▶

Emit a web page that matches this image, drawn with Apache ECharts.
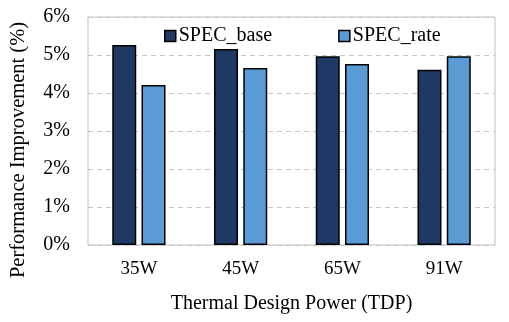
<!DOCTYPE html>
<html><head><meta charset="utf-8">
<script src="https://cdn.jsdelivr.net/npm/echarts@6/dist/echarts.min.js"></script>
<style>html,body{margin:0;padding:0;background:#fff}#c{width:509px;height:322px}</style>
</head><body><div id="c"></div>
<script>
const categories = ['35W', '45W', '65W', '91W'];
const specBase = [5.26, 5.16, 4.97, 4.61];
const specRate = [4.21, 4.66, 4.76, 4.97];
const yTicks = [0, 1, 2, 3, 4, 5, 6];

const chart = echarts.init(document.getElementById('c'));
const font = '"Liberation Serif", "Times New Roman", serif';
chart.setOption({
  animation: false,
  textStyle: { fontFamily: font },
  grid: { left: 88, right: 14, top: 17, bottom: 77, show: true, borderColor: '#bfbfbf', borderWidth: 1,
    outerBoundsMode: 'none', containLabel: false },
  legend: {
    top: 21, left: 159, itemGap: 66, itemWidth: 11, itemHeight: 11, icon: 'rect',
    textStyle: { fontFamily: font, fontSize: 20, color: '#000', padding: [0, 0, 0, -2] },
    data: [
      { name: 'SPEC_base', itemStyle: { borderColor: '#000', borderWidth: 1.5 } },
      { name: 'SPEC_rate', itemStyle: { borderColor: '#000', borderWidth: 1.5 } }
    ]
  },
  xAxis: {
    type: 'category', data: categories,
    axisLine: { show: false }, axisTick: { show: false },
    axisLabel: { fontFamily: font, fontSize: 19, color: '#000', margin: 15 },
    name: 'Thermal Design Power (TDP)', nameLocation: 'middle', nameGap: 49,
    nameTextStyle: { fontFamily: font, fontSize: 20, color: '#000' }
  },
  yAxis: {
    type: 'value', min: 0, max: 6, interval: 1,
    axisLine: { show: false }, axisTick: { show: false },
    axisLabel: { fontFamily: font, fontSize: 20, color: '#000', margin: 18,
      formatter: v => yTicks.includes(v) ? v + '%' : '' },
    splitLine: { lineStyle: { color: '#c8c8c8', type: [5, 4], width: 1 } },
    name: 'Performance Improvement (%)', nameLocation: 'middle', nameGap: 59,
    nameTextStyle: { fontFamily: font, fontSize: 20.5, color: '#000', padding: [0, 38, 0, 0] }
  },
  series: [
    { name: 'SPEC_base', type: 'bar', data: specBase, barWidth: 24, barGap: '22%',
      itemStyle: { color: '#1f3864', borderColor: '#000', borderWidth: 1.5 } },
    { name: 'SPEC_rate', type: 'bar', data: specRate, barWidth: 24,
      itemStyle: { color: '#5b9bd5', borderColor: '#000', borderWidth: 1.5 } }
  ]
});
</script></body></html>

◀

▶ _Task to carry out_:
Restate the data word for word from its first line through the line with "const yTicks = [0, 1, 2, 3, 4, 5, 6];", leaving out any picture along the way.

▶ _Expected answer_:
Emit a web page that matches this image, drawn with Apache ECharts.
<!DOCTYPE html>
<html><head><meta charset="utf-8">
<script src="https://cdn.jsdelivr.net/npm/echarts@6/dist/echarts.min.js"></script>
<style>html,body{margin:0;padding:0;background:#fff}#c{width:509px;height:322px}</style>
</head><body><div id="c"></div>
<script>
const categories = ['35W', '45W', '65W', '91W'];
const specBase = [5.26, 5.16, 4.97, 4.61];
const specRate = [4.21, 4.66, 4.76, 4.97];
const yTicks = [0, 1, 2, 3, 4, 5, 6];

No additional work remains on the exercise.